'''

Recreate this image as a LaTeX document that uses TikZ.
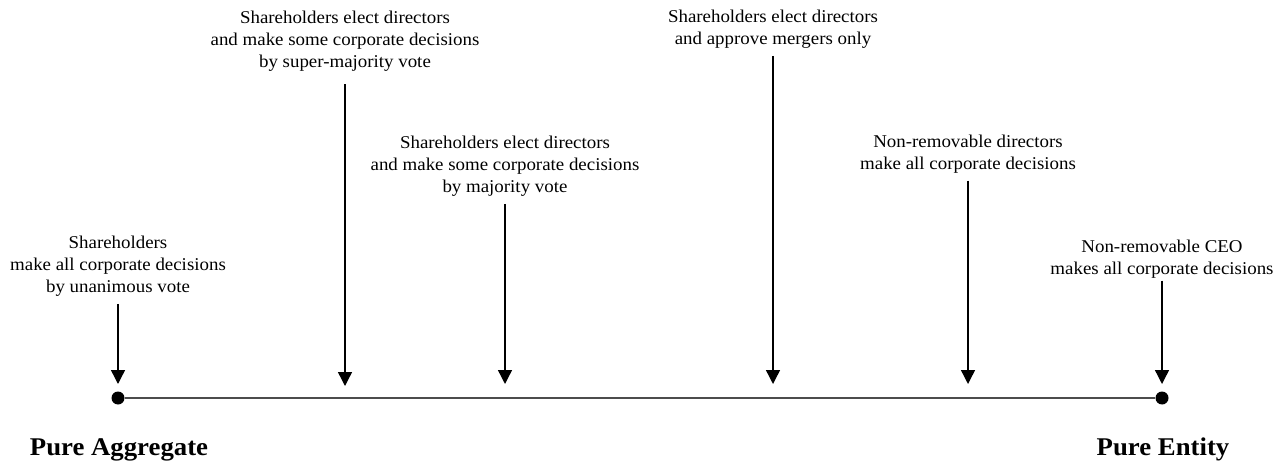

'''
'''

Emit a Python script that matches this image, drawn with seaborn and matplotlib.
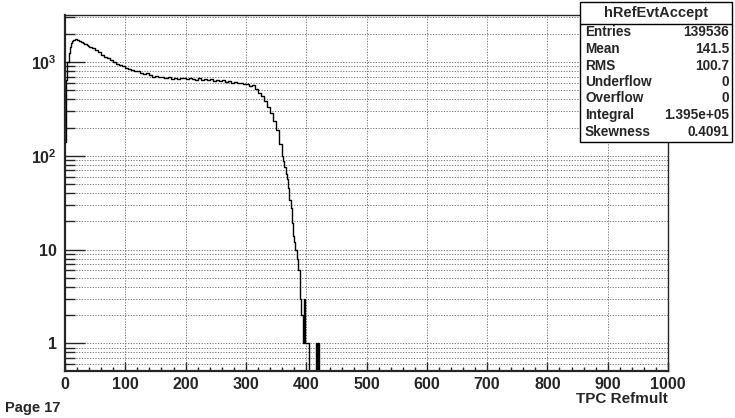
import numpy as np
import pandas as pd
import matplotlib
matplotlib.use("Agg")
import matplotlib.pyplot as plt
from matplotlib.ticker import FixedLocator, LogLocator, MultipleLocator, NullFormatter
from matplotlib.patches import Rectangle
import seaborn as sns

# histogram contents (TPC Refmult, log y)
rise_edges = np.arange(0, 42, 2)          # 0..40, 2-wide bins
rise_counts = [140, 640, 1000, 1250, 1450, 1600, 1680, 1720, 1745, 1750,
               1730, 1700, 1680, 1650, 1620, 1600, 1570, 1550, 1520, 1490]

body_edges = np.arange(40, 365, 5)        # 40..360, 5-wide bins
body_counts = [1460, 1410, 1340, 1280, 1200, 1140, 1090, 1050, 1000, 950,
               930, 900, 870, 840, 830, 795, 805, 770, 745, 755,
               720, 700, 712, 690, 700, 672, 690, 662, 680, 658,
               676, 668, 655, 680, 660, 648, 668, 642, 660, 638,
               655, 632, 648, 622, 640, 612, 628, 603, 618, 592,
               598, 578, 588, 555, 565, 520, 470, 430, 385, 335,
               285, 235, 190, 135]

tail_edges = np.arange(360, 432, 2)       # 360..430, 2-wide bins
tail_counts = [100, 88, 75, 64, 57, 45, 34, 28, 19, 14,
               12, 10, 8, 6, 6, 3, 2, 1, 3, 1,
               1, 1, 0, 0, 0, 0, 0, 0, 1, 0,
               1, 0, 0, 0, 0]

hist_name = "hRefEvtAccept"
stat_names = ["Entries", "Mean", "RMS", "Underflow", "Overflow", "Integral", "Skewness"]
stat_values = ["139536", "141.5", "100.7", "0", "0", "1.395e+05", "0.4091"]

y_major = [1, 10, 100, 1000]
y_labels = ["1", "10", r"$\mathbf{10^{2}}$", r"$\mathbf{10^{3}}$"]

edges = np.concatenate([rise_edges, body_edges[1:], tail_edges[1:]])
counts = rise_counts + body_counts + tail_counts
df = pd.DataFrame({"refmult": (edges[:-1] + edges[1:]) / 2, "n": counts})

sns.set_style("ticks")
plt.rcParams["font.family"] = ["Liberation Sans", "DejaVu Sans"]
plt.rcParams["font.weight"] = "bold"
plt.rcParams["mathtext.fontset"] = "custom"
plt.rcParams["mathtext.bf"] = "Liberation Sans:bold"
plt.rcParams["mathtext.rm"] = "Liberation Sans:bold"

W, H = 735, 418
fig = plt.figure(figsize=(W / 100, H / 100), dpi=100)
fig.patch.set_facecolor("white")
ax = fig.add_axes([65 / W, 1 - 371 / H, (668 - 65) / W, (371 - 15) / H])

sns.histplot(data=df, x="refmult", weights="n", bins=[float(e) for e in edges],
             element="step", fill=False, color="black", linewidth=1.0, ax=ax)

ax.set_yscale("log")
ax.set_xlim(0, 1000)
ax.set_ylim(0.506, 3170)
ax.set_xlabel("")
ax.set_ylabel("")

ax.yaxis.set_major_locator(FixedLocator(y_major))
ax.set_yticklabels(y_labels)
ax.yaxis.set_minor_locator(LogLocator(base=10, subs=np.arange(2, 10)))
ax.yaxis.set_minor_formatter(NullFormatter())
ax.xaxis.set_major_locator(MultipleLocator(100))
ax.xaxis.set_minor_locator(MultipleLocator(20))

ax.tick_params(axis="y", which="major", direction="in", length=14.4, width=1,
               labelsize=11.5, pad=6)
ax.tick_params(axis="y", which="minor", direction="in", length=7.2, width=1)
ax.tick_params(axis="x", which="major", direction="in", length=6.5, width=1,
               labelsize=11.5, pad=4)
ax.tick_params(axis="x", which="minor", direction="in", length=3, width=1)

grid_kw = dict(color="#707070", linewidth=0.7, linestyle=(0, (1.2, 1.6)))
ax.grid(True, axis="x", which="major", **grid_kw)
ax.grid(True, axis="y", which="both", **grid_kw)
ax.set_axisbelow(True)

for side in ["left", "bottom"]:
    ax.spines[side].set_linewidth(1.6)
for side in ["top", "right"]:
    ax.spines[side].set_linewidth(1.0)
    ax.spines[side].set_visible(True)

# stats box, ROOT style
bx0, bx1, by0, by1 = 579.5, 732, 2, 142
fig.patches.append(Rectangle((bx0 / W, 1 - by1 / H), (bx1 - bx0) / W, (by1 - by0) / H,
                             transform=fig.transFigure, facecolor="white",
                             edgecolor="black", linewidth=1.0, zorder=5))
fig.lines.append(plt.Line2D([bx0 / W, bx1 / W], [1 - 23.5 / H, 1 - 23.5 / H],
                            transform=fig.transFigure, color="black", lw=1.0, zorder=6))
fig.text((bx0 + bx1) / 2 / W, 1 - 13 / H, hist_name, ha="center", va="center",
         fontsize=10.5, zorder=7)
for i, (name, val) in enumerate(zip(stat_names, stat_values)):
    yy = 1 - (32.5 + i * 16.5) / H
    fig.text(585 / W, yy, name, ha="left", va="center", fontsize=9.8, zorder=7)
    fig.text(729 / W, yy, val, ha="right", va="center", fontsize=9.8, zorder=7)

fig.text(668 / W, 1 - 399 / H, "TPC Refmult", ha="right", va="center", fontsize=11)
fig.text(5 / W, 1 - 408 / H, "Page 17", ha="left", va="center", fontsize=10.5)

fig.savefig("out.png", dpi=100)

'''

▶ Set task: Nothing but the lines from the one containing "Emit a Python" through the one containing "import seaborn as sns" should be echoed, each exactly as it stands; pictures are excluded.

▶ Answer below:
Emit a Python script that matches this image, drawn with seaborn and matplotlib.
import numpy as np
import pandas as pd
import matplotlib
matplotlib.use("Agg")
import matplotlib.pyplot as plt
from matplotlib.ticker import FixedLocator, LogLocator, MultipleLocator, NullFormatter
from matplotlib.patches import Rectangle
import seaborn as sns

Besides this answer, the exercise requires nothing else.